**TASK MATERIAL**

--

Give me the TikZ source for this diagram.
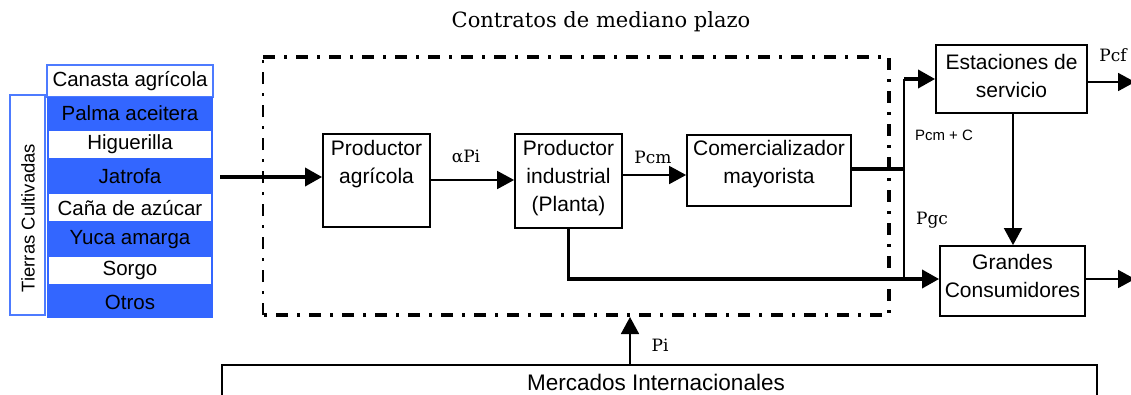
\documentclass[tikz,border=0pt]{standalone}
\usepackage{fontspec}
\setmainfont{Liberation Sans}
\newfontfamily\seriff{DejaVu Serif}
\usetikzlibrary{arrows.meta}
\definecolor{cblue}{HTML}{3366FF}
\definecolor{cblueline}{HTML}{4D7BFF}
\begin{document}
\begin{tikzpicture}[x=1pt,y=-1pt,
  box/.style={draw, line width=1.8pt, inner sep=0pt},
  btxt/.style={font=\fontsize{21}{28}\selectfont, align=center, inner sep=0pt},
  stxt/.style={font=\fontsize{20.5}{22}\selectfont, inner sep=0pt},
  lbl/.style={font=\seriff\fontsize{17}{20}\selectfont, inner sep=0pt},
  tip/.style={-{Triangle[length=17pt,width=18pt]}},
  thinln/.style={line width=1.8pt},
  thickln/.style={line width=3.5pt},
  dashdot/.style={line width=3.5pt, dash pattern=on 12pt off 9pt on 3pt off 9pt},
  bluerow/.style={fill=cblue, draw=none, inner sep=0pt, minimum width=166pt, minimum height=31.6pt},
  whiterow/.style={fill=white, draw=none, inner sep=0pt, minimum width=162pt, minimum height=27pt},
]
\useasboundingbox (0,0) rectangle (1131,394);
\fill[white] (0,0) rectangle (1131,394);

% title
\node[lbl, font=\seriff\fontsize{21}{24}\selectfont] (title) at (601,22) {Contratos de mediano plazo};

% left panel
\node[draw=cblueline, line width=1.2pt, fill=white, minimum width=35pt, minimum height=220pt, inner sep=0pt] (tierras) at (27.5,205) {};
\node[stxt, font=\fontsize{18.5}{22}\selectfont, rotate=90] (tierrastxt) at (28,218) {Tierras Cultivadas};
\node[draw=cblueline, line width=1.2pt, fill=white, minimum width=166pt, minimum height=32pt, inner sep=0pt] (canasta) at (130,81) {};
\node[stxt] at (130,81) {Canasta agrícola};
\node[bluerow] (r1) at (130,112.8) {};
\node[bluerow] (r2) at (130,144.4) {};
\node[bluerow] (r3) at (130,176.0) {};
\node[bluerow] (r4) at (130,207.6) {};
\node[bluerow] (r5) at (130,239.2) {};
\node[bluerow] (r6) at (130,270.8) {};
\node[bluerow] (r7) at (130,302.4) {};
\node[whiterow] (w2) at (130,144.4) {};
\node[whiterow] (w4) at (130,207.6) {};
\node[whiterow] (w6) at (130,270.8) {};
\node[stxt] at (r1) {Palma aceitera};
\node[stxt] at (r2) {Higuerilla};
\node[stxt] at (r3) {Jatrofa};
\node[stxt] at (r4) {Caña de azúcar};
\node[stxt] at (r5) {Yuca amarga};
\node[stxt] at (r6) {Sorgo};
\node[stxt] at (r7) {Otros};

% dash-dot frame
\draw[dashdot] (263,57) -- (889,57) -- (889,315) -- (263,315);
\draw[dashdot, line width=2pt] (263,315) -- (263,57);

% boxes
\node[box, minimum width=107pt, minimum height=93pt] (pa) at (376.5,180.5) {};
\node[btxt] at (376.5,164) {Productor\\agrícola};
\node[box, minimum width=107pt, minimum height=94pt] (pind) at (568.5,181) {};
\node[btxt] at (568.5,178) {Productor\\industrial\\(Planta)};
\node[box, minimum width=164pt, minimum height=71pt] (cm) at (769,170.5) {};
\node[btxt] at (769,164) {Comercializador\\mayorista};
\node[box, minimum width=151pt, minimum height=68pt] (es) at (1011.5,79) {};
\node[btxt] at (1011.5,76) {Estaciones de\\servicio};
\node[box, minimum width=145pt, minimum height=70pt] (gc) at (1012.5,281) {};
\node[btxt] at (1012.5,276) {Grandes\\Consumidores};
\node[box, minimum width=875pt, minimum height=50pt, anchor=north] (mi) at (659.5,364) {};
\node[btxt, font=\fontsize{22.5}{28}\selectfont] at (656,382) {Mercados Internacionales};

% connectors
\coordinate (src) at (220,177);
\draw[thickln, tip] (src) -- (pa.west |- src);
\draw[thinln, tip] (pa.east |- 0,180) -- (pind.west |- 0,180);
\node[lbl] (alpha) at (466,157) {αPi};
\draw[thinln, tip] (pind.east |- 0,175) -- (cm.west |- 0,175);
\node[lbl] (pcm) at (653,157) {Pcm};

\coordinate (j1) at (904,169);
\coordinate (j2) at (904,279);
\draw[thickln] (cm.east |- j1) -- (j1);
\draw[thinln] (j1) -- (j1 |- 0,79);
\draw[thickln, tip] (j1 |- 0,79) -- (es.west |- 0,79);
\draw[thinln] (j1) -- (j2);
\draw[thickln] (pind.south) -- (pind.south |- j2) -- (j2);
\draw[thickln, tip] (j2) -- (gc.west |- j2);
\node[stxt, font=\fontsize{15}{18}\selectfont] (pcmc) at (944,135) {Pcm + C};
\node[lbl] (pgc) at (932,220) {Pgc};

\draw[thinln, tip] (es.south -| 1013,0) -- (gc.north -| 1013,0);
\coordinate (e1) at (1135,82);
\coordinate (e2) at (1135,279);
\draw[thinln, tip] (es.east |- e1) -- (e1);
\draw[thinln, tip] (gc.east |- e2) -- (e2);
\node[lbl] (pcf) at (1113,55) {Pcf};

\draw[thinln, tip] (mi.north -| 630,0) -- (630,317);
\node[lbl] (pi) at (660,345) {Pi};
\end{tikzpicture}
\end{document}
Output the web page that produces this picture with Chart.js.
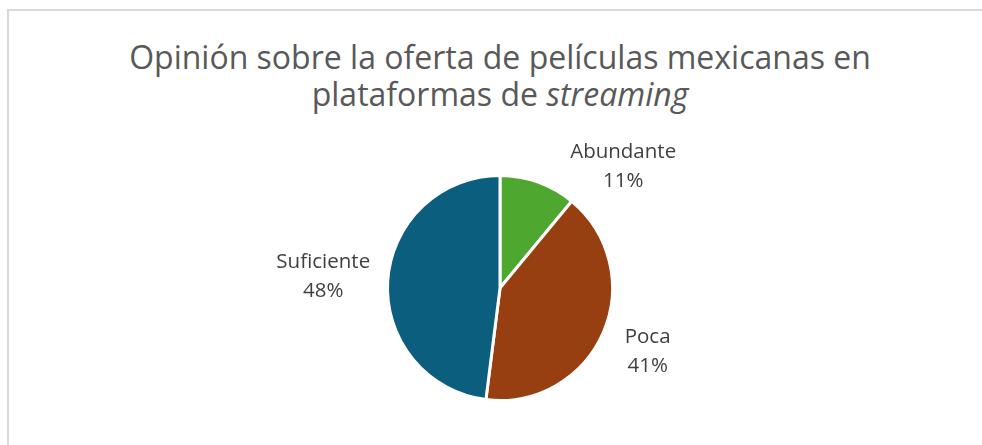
<!DOCTYPE html>
<html>
<head>
<meta charset="utf-8">
<script src="https://cdn.jsdelivr.net/npm/chart.js@4.4.1/dist/chart.umd.min.js"></script>
<style>
  html, body { margin: 0; padding: 0; background: #fff; overflow: hidden; }
  #frame { position: absolute; left: 7px; top: 9px; width: 992px; height: 450px;
           border: 2px solid #d9d9d9; box-sizing: border-box; }
  #title { position: absolute; left: 8px; top: 38px; width: 984px; text-align: center;
           font-family: 'Open Sans', sans-serif; font-size: 32px; line-height: 37px; color: #595959; }
  #myChart { position: absolute; left: 0; top: 0; }
</style>
</head>
<body>
<div id="frame"></div>
<div id="title">Opinión sobre la oferta de películas mexicanas en<br>plataformas de <i>streaming</i></div>
<canvas id="myChart" width="982" height="445"></canvas>
<script>
const categories = ['Abundante', 'Poca', 'Suficiente'];
const values = [11, 41, 48];
const colors = ['#4ea72e', '#973f10', '#0b5e7e'];

// outside-end labels, pushed below the title when they would run into it
const pieLabels = {
    id: 'pieLabels',
    afterDatasetsDraw(chart) {
        const ctx = chart.ctx;
        const meta = chart.getDatasetMeta(0);
        const total = values.reduce((a, b) => a + b, 0);
        const lineH = 28.5;
        const pad = 16;
        const minTop = chart.chartArea.top - 36;
        ctx.save();
        ctx.font = '20.5px "Open Sans"';
        ctx.fillStyle = '#404040';
        ctx.textAlign = 'center';
        ctx.textBaseline = 'middle';
        meta.data.forEach((arc, i) => {
            const p = arc.getProps(['x', 'y', 'startAngle', 'endAngle', 'outerRadius'], true);
            const mid = (p.startAngle + p.endAngle) / 2;
            const dx = Math.cos(mid), dy = Math.sin(mid);
            const lines = [categories[i], Math.round(values[i] / total * 100) + '%'];
            const w = Math.max(...lines.map(t => ctx.measureText(t).width));
            const h = lineH * lines.length;
            const r = p.outerRadius + pad;
            const ext = Math.abs(dx) * w / 2 + Math.abs(dy) * h / 2;
            let cx = p.x + dx * (r + ext);
            let cy = p.y + dy * (r + ext);
            if (cy - h / 2 < minTop) {
                cy = minTop + h / 2;
                const by = p.y - (cy + h / 2);
                const rr = p.outerRadius + 4;
                const edge = Math.abs(by) < rr ? Math.sqrt(rr * rr - by * by) : 0;
                cx = p.x + Math.sign(dx) * (edge + w / 2);
            }
            lines.forEach((t, k) => {
                ctx.fillText(t, cx, cy - h / 2 + lineH * (k + 0.5));
            });
        });
        ctx.restore();
    }
};

new Chart(document.getElementById('myChart').getContext('2d'), {
    type: 'pie',
    data: {
        labels: categories,
        datasets: [{
            data: values,
            backgroundColor: colors,
            borderColor: '#ffffff',
            borderWidth: 3
        }]
    },
    options: {
        responsive: false,
        animation: false,
        layout: { padding: { top: 174, bottom: 43, left: 386, right: 368 } },
        plugins: {
            legend: { display: false },
            tooltip: { enabled: false },
            title: { display: false }
        }
    },
    plugins: [pieLabels]
});
</script>
</body>
</html>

--

**WORK TO COMPLETE**
Looking at the data above, how many lines hold the word "this"? Respond with the number alone.

**EXERCISE ANSWER**
2